*Given material*
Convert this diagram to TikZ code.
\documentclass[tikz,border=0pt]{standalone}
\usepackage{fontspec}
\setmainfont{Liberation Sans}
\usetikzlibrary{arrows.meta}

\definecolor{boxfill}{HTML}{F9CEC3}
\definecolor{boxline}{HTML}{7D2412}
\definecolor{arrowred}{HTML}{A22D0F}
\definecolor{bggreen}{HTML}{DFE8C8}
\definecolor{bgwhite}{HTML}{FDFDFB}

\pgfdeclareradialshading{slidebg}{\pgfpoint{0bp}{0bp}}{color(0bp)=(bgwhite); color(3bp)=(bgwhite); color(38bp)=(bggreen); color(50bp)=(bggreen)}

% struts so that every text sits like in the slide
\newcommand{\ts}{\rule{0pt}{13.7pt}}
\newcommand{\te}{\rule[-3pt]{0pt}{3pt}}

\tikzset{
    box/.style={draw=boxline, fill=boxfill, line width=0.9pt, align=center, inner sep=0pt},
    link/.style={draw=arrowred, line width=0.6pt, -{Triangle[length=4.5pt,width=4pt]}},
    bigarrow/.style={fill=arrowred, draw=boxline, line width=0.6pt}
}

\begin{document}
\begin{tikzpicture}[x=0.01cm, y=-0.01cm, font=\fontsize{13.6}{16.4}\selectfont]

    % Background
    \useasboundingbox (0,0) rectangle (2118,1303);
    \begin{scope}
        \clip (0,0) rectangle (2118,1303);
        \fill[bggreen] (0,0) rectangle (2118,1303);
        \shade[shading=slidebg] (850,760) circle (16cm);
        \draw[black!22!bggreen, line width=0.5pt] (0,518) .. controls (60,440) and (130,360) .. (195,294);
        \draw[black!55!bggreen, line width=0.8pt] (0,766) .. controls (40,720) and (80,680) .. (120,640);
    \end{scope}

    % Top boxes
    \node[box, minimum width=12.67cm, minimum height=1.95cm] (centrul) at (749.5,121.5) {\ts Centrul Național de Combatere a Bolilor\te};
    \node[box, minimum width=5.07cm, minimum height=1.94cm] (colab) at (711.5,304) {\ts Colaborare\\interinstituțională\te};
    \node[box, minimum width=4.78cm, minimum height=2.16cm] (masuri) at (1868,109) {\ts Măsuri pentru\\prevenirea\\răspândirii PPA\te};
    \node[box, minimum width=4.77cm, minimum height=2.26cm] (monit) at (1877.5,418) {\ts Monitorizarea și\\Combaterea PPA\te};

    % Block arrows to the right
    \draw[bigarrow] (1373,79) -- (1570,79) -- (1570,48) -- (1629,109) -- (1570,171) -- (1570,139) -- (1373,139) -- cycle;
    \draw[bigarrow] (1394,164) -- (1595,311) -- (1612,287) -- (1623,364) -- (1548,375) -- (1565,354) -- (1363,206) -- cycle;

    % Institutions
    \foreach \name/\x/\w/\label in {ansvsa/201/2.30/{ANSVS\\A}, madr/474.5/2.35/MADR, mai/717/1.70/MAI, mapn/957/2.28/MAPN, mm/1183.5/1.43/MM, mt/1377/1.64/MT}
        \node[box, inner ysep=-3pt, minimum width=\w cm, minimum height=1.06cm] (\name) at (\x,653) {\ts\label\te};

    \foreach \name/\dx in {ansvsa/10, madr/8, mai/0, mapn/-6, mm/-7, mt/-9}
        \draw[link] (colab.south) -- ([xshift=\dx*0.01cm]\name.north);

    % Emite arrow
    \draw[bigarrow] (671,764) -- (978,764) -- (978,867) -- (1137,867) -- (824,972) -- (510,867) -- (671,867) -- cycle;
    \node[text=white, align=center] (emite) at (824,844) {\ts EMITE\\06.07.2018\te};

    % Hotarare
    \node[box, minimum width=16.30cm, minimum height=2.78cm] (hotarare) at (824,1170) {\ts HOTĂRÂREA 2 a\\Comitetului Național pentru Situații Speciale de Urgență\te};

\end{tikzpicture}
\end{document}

*Exercise goal*
Extract the whole listing, character for character.

*Worked answer*
Convert this diagram to TikZ code.
\documentclass[tikz,border=0pt]{standalone}
\usepackage{fontspec}
\setmainfont{Liberation Sans}
\usetikzlibrary{arrows.meta}

\definecolor{boxfill}{HTML}{F9CEC3}
\definecolor{boxline}{HTML}{7D2412}
\definecolor{arrowred}{HTML}{A22D0F}
\definecolor{bggreen}{HTML}{DFE8C8}
\definecolor{bgwhite}{HTML}{FDFDFB}

\pgfdeclareradialshading{slidebg}{\pgfpoint{0bp}{0bp}}{color(0bp)=(bgwhite); color(3bp)=(bgwhite); color(38bp)=(bggreen); color(50bp)=(bggreen)}

% struts so that every text sits like in the slide
\newcommand{\ts}{\rule{0pt}{13.7pt}}
\newcommand{\te}{\rule[-3pt]{0pt}{3pt}}

\tikzset{
    box/.style={draw=boxline, fill=boxfill, line width=0.9pt, align=center, inner sep=0pt},
    link/.style={draw=arrowred, line width=0.6pt, -{Triangle[length=4.5pt,width=4pt]}},
    bigarrow/.style={fill=arrowred, draw=boxline, line width=0.6pt}
}

\begin{document}
\begin{tikzpicture}[x=0.01cm, y=-0.01cm, font=\fontsize{13.6}{16.4}\selectfont]

    % Background
    \useasboundingbox (0,0) rectangle (2118,1303);
    \begin{scope}
        \clip (0,0) rectangle (2118,1303);
        \fill[bggreen] (0,0) rectangle (2118,1303);
        \shade[shading=slidebg] (850,760) circle (16cm);
        \draw[black!22!bggreen, line width=0.5pt] (0,518) .. controls (60,440) and (130,360) .. (195,294);
        \draw[black!55!bggreen, line width=0.8pt] (0,766) .. controls (40,720) and (80,680) .. (120,640);
    \end{scope}

    % Top boxes
    \node[box, minimum width=12.67cm, minimum height=1.95cm] (centrul) at (749.5,121.5) {\ts Centrul Național de Combatere a Bolilor\te};
    \node[box, minimum width=5.07cm, minimum height=1.94cm] (colab) at (711.5,304) {\ts Colaborare\\interinstituțională\te};
    \node[box, minimum width=4.78cm, minimum height=2.16cm] (masuri) at (1868,109) {\ts Măsuri pentru\\prevenirea\\răspândirii PPA\te};
    \node[box, minimum width=4.77cm, minimum height=2.26cm] (monit) at (1877.5,418) {\ts Monitorizarea și\\Combaterea PPA\te};

    % Block arrows to the right
    \draw[bigarrow] (1373,79) -- (1570,79) -- (1570,48) -- (1629,109) -- (1570,171) -- (1570,139) -- (1373,139) -- cycle;
    \draw[bigarrow] (1394,164) -- (1595,311) -- (1612,287) -- (1623,364) -- (1548,375) -- (1565,354) -- (1363,206) -- cycle;

    % Institutions
    \foreach \name/\x/\w/\label in {ansvsa/201/2.30/{ANSVS\\A}, madr/474.5/2.35/MADR, mai/717/1.70/MAI, mapn/957/2.28/MAPN, mm/1183.5/1.43/MM, mt/1377/1.64/MT}
        \node[box, inner ysep=-3pt, minimum width=\w cm, minimum height=1.06cm] (\name) at (\x,653) {\ts\label\te};

    \foreach \name/\dx in {ansvsa/10, madr/8, mai/0, mapn/-6, mm/-7, mt/-9}
        \draw[link] (colab.south) -- ([xshift=\dx*0.01cm]\name.north);

    % Emite arrow
    \draw[bigarrow] (671,764) -- (978,764) -- (978,867) -- (1137,867) -- (824,972) -- (510,867) -- (671,867) -- cycle;
    \node[text=white, align=center] (emite) at (824,844) {\ts EMITE\\06.07.2018\te};

    % Hotarare
    \node[box, minimum width=16.30cm, minimum height=2.78cm] (hotarare) at (824,1170) {\ts HOTĂRÂREA 2 a\\Comitetului Național pentru Situații Speciale de Urgență\te};

\end{tikzpicture}
\end{document}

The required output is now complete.